Does it not work on your side?
Edit: Oh you mean when fetching cache I think right?
But I'm not convinced this would fix the reported (and out) issue.
Does it not work on your side?
Edit: Oh you mean when fetching cache I think right?
I haven't tried it (yet). What I meant was at a cursory glance it seems like ignoring errors on cache-to
may not be related, but I still don't quite understand the root cause of:
failed to compute cache key: failed to copy: httpReadSeeker: failed open: unexpected status ... <registry 500>
There was an issue with GCP Artifact Registry in the past 24 hours, so maybe my comment above is an isolated issue (although we noticed this error in the prior weeks).
~Anecdotally, every re-run resolves the issue which suggests it's less an issue with the registry and more with the cache? If true, then the proposal for retries would help in these scenarios.~ EDIT: this statement isn't correct, we subsequently hit 3 failures in a row.
Ended up disabling the cache, but at this point it's starting to become more likely it's a transient issue with the GCP Artifact Registry.
(Apologies for the noise).
uses: docker/build-push-action@v5
with:
+ no-cache: true
- cache-from: type=registry,ref=ghcr.io/org/${{ matrix.container }}:cache
- cache-to: type=registry,ref=ghcr.io/org/${{ matrix.container }}:cache,mode=max,ignore-error=true
I marked my comments above as off-topic since it was an isolated incident related to GCP artifact registry.

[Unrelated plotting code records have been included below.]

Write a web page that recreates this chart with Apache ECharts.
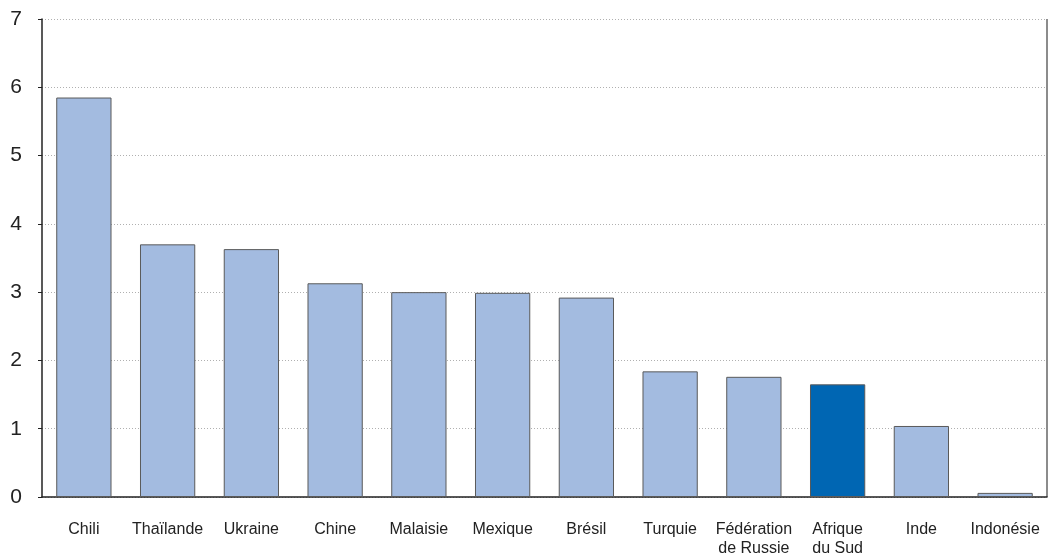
<!DOCTYPE html>
<html>
<head>
<meta charset="utf-8">
<script src="https://cdn.jsdelivr.net/npm/echarts@6/dist/echarts.min.js"></script>
<style>
  html, body { margin: 0; padding: 0; background: #fff; }
  #chart { width: 1050px; height: 560px; }
</style>
</head>
<body>
<div id="chart"></div>
<script>
var countries = ['Chili', 'Thaïlande', 'Ukraine', 'Chine', 'Malaisie', 'Mexique', 'Brésil',
  'Turquie', 'Fédération\nde Russie', 'Afrique\ndu Sud', 'Inde', 'Indonésie'];
var values = [5.85, 3.70, 3.63, 3.13, 3.00, 2.99, 2.92, 1.84, 1.76, 1.65, 1.04, 0.06];
var highlight = 'Afrique\ndu Sud';

var chart = echarts.init(document.getElementById('chart'));

var barData = values.map(function (v, i) {
  return {
    value: v,
    itemStyle: { color: countries[i] === highlight ? '#0066b3' : '#a3bbe0' }
  };
});

var option = {
  backgroundColor: '#ffffff',
  animation: false,
  grid: { left: 42, right: 3, top: 19, bottom: 63 },
  xAxis: {
    type: 'category',
    data: countries,
    axisLine: { lineStyle: { color: '#222', width: 1.5 } },
    axisTick: { show: false },
    axisLabel: {
      color: '#222',
      fontSize: 16,
      fontFamily: 'Liberation Sans, Arial, sans-serif',
      margin: 23,
      lineHeight: 19,
      interval: 0
    }
  },
  yAxis: {
    type: 'value',
    min: 0,
    max: 7,
    interval: 1,
    axisLine: { show: true, lineStyle: { color: '#222', width: 1.5 } },
    axisTick: { show: true, length: 4, lineStyle: { color: '#222' } },
    axisLabel: {
      color: '#222',
      fontSize: 21,
      fontFamily: 'Liberation Sans, Arial, sans-serif',
      margin: 20
    },
    splitLine: { lineStyle: { color: '#b0b0b0', type: [1, 2], width: 1 } }
  },
  series: [{
    type: 'bar',
    data: barData,
    barWidth: '66%',
    itemStyle: { borderColor: '#5a5a5a', borderWidth: 1 }
  }],
  graphic: [{
    type: 'line',
    shape: { x1: 1047, y1: 19, x2: 1047, y2: 497 },
    style: { stroke: '#666', lineWidth: 1.5 }
  }]
};

chart.setOption(option);
</script>
</body>
</html>
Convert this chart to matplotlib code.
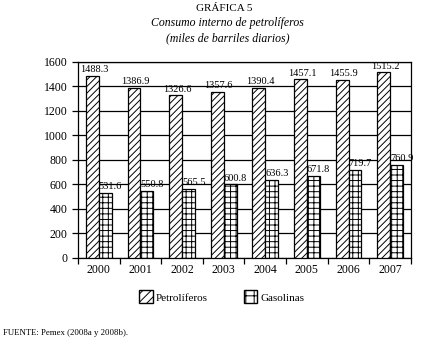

However, I'd still +1 this feature request. During that incident, retries would have been extremely useful.
Seeing this regularly.
#12 [backend 5/7] COPY Website .
#12 ERROR: failed to copy: read tcp 172.17.0.2:59196->20.209.147.161:443: read: connection timed out
------
...
--------------------
ERROR: failed to solve: failed to compute cache key: failed to copy: read tcp 172.17.0.2:59196->20.209.147.161:443: read: connection timed out
+1 on this feature, I get push-related errors around twice a day and retrying usually fixes it:
buildx failed with: ERROR: failed to solve: failed to push europe-west3-docker.pkg.dev/my-project/my-project/my-project:main: failed to authorize: failed to fetch oauth token: unexpected status from GET request to https://europe-west3-docker.pkg.dev/v2/token?scope=repository%3Amy-project%2Fmy-project%my-project%3Apull%2Cpush&service=europe-west3-docker.pkg.dev: 401 Unauthorized
+1 on this feature, I get push-related errors around twice a day and retrying usually fixes it:
buildx failed with: ERROR: failed to solve: failed to push europe-west3-docker.pkg.dev/my-project/my-project/my-project:main: failed to authorize: failed to fetch oauth token: unexpected status from GET request to https://europe-west3-docker.pkg.dev/v2/token?scope=repository%3Amy-project%2Fmy-project%my-project%3Apull%2Cpush&service=europe-west3-docker.pkg.dev: 401 Unauthorized
Is this feature under development, or is it still being considered? 👀
+1, We also experience transient issues that could be handled by retries.
+1 for backoff retries
Just wanted to share my solution to this problem. The most naive stuff, wait a minute and try again if it failed.
- name: Build and push Docker image
continue-on-error: true
id: buildx1
uses: docker/build-push-action
# ...and so on. Then:
- name: Wait to retry
if: steps.buildx1.outcome != 'success'
run: |
sleep 60
- name: Build and push Docker image
uses: docker/build-push-action
if: steps.buildx1.outcome != 'success'
# ...and so on
This has reduced my random failures to almost 0 I must say